Most Republicans, including former President George W. Bush, criticized the report, but Senator John McCain, a victim of torture himself as a prisoner in Vietnam, had this to say: "What might cause a surprise not just to our enemies, but to many Americans is how little these practices did to aid our efforts to bring 9/11 culprits to justice and to find and prevent terrorist attacks today and tomorrow. That could be a real surprise since it contradicts the many assurances provided by intelligence officials on the record and in private that enhanced interrogation techniques were indispensable in the war against terrorism." (Source)

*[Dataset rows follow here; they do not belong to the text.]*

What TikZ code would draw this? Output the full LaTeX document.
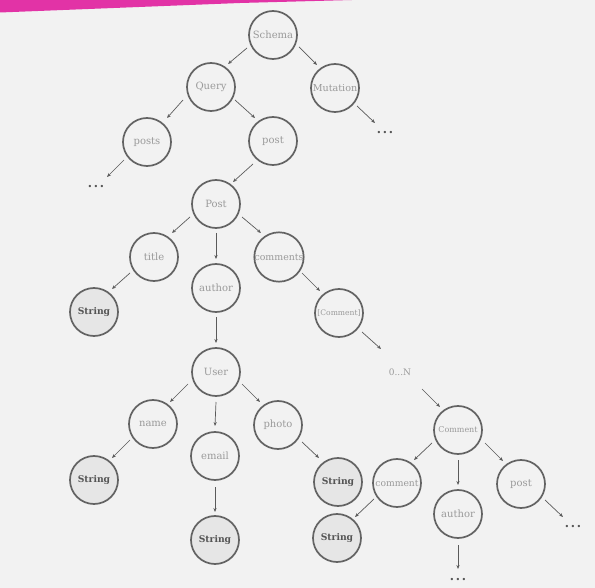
\documentclass[tikz,border=0pt]{standalone}
\usepackage{fontspec}
\setmainfont{DejaVu Serif}
\usetikzlibrary{arrows.meta,calc}
\definecolor{bgc}{HTML}{F2F2F2}
\definecolor{pinkc}{HTML}{E233A6}
\definecolor{ringc}{HTML}{636363}
\definecolor{arrc}{HTML}{5A5A5A}
\definecolor{txtc}{HTML}{9A9A9A}
\definecolor{strtxt}{HTML}{555555}
\definecolor{strfill}{HTML}{E6E6E6}
\tikzset{
  fld/.style={circle,draw=ringc,line width=1.7pt,minimum size=48pt,inner sep=0pt,
    text=txtc,font=\fontsize{10}{11}\selectfont},
  strnode/.style={fld,fill=strfill,text=strtxt,font=\fontsize{9.2}{10}\selectfont\bfseries},
  dotsnode/.style={text=strtxt,font=\fontsize{8}{8}\selectfont,inner sep=0pt},
  lbl/.style={text=txtc,font=\fontsize{9}{10}\selectfont,inner sep=0pt},
  arr/.style={draw=arrc,line width=0.7pt,-{Stealth[length=4pt,width=3.2pt]}}
}
\begin{document}
\begin{tikzpicture}[x=1pt,y=-1pt]
\fill[bgc] (0,0) rectangle (595,588);
\useasboundingbox (0,0) rectangle (595,588);
\fill[pinkc] (0,0) -- (352,0) -- (240,3) -- (0,12.5) -- cycle;

\node[fld] (Schema) at (273,35) {Schema};
\node[fld] (Query) at (211,87) {Query};
\node[fld,font=\fontsize{9.6}{10}\selectfont] (Mutation) at (335,88) {Mutation};
\node[fld] (posts) at (147,142) {posts};
\node[fld] (post) at (273,141) {post};
\node[dotsnode] (d1) at (96,187) {•\,•\,•};
\node[dotsnode] (d2) at (385,133) {•\,•\,•};
\node[fld] (Post) at (216,204) {Post};
\node[fld] (title) at (154,257) {title};
\node[fld] (author) at (216,288) {author};
\node[fld,font=\fontsize{9.4}{10}\selectfont] (comments) at (279,257) {comments};
\node[fld,font=\fontsize{7.6}{9}\selectfont] (lc) at (339,313) {[Comment]};
\node[strnode] (s1) at (94,312) {String};
\node[lbl] (zn) at (400,372) {0...N};
\node[fld] (User) at (216,372) {User};
\node[fld] (name) at (153,424) {name};
\node[fld] (email) at (215,456) {email};
\node[fld] (photo) at (278,425) {photo};
\node[strnode] (s2) at (94,480) {String};
\node[strnode] (s3) at (215,540) {String};
\node[strnode] (s4) at (338,482) {String};
\node[fld,font=\fontsize{8}{9}\selectfont] (Comment) at (458,430) {Comment};
\node[fld,font=\fontsize{9.2}{10}\selectfont] (comment) at (397,483) {comment};
\node[fld] (author2) at (458,514) {author};
\node[fld] (post2) at (521,484) {post};
\node[strnode] (s5) at (337,538) {String};
\node[dotsnode] (d3) at (458,580) {•\,•\,•};
\node[dotsnode] (d4) at (573,527) {•\,•\,•};

% connectors
\draw[arr] ($(Schema)+(-26,13)$) -- ($(Query)+(17,-23)$);
\draw[arr] ($(Schema)+(26,12)$) -- ($(Mutation)+(-18,-23)$);
\draw[arr] ($(Query)+(-28,13)$) -- ($(posts)+(20,-24)$);
\draw[arr] ($(Query)+(24,13)$) -- ($(post)+(-18,-23)$);
\draw[arr] ($(Mutation)+(22,18)$) -- ($(d2)+(-10,-10)$);
\draw[arr] ($(posts)+(-23,18)$) -- ($(d1)+(11,-10)$);
\draw[arr] ($(post)+(-20,23)$) -- ($(Post)+(17,-22)$);
\draw[arr] ($(Post)+(-26,13)$) -- ($(title)+(18,-24)$);
\draw[arr] ($(Post)+(0,29)$) -- ($(author)+(0,-29)$);
\draw[arr] ($(Post)+(26,13)$) -- ($(comments)+(-18,-24)$);
\draw[arr] ($(title)+(-24,16)$) -- ($(s1)+(18,-23)$);
\draw[arr] ($(comments)+(23,16)$) -- ($(lc)+(-19,-22)$);
\draw[arr] ($(lc)+(23,19)$) -- ($(zn)+(-19,-23)$);
\draw[arr] ($(zn)+(22,17)$) -- ($(Comment)+(-18,-23)$);
\draw[arr] ($(author)+(0,29)$) -- ($(User)+(0,-29)$);
\draw[arr] ($(User)+(-28,12)$) -- ($(name)+(17,-22)$);
\draw[arr] ($(User)+(0,30)$) -- ($(email)+(0,-30)$);
\draw[arr] ($(User)+(26,12)$) -- ($(photo)+(-18,-23)$);
\draw[arr] ($(name)+(-23,16)$) -- ($(s2)+(18,-22)$);
\draw[arr] ($(email)+(0,31)$) -- ($(s3)+(0,-28)$);
\draw[arr] ($(photo)+(24,17)$) -- ($(s4)+(-19,-24)$);
\draw[arr] ($(Comment)+(-26,13)$) -- ($(comment)+(17,-23)$);
\draw[arr] ($(Comment)+(0,30)$) -- ($(author2)+(0,-29)$);
\draw[arr] ($(Comment)+(27,13)$) -- ($(post2)+(-18,-23)$);
\draw[arr] ($(comment)+(-23,16)$) -- ($(s5)+(18,-21)$);
\draw[arr] ($(author2)+(0,31)$) -- ($(d3)+(0,-11)$);
\draw[arr] ($(post2)+(24,16)$) -- ($(d4)+(-10,-10)$);
\end{tikzpicture}
\end{document}
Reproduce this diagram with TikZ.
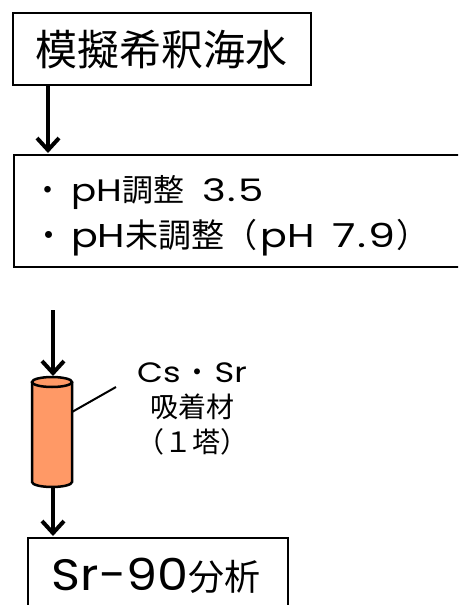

I don't always agree with Sen. McCain on many things, but on this issue he has always had it right.  He well encapsulated the importance of a moral stance with this statement: "But in the end, torture's failure to serve its intended purpose isn't the main reason to oppose its use. I have often said and will always maintain that this question isn't about our enemies, it's about us. It's about who we were, who we are and who we aspire to be." (Source)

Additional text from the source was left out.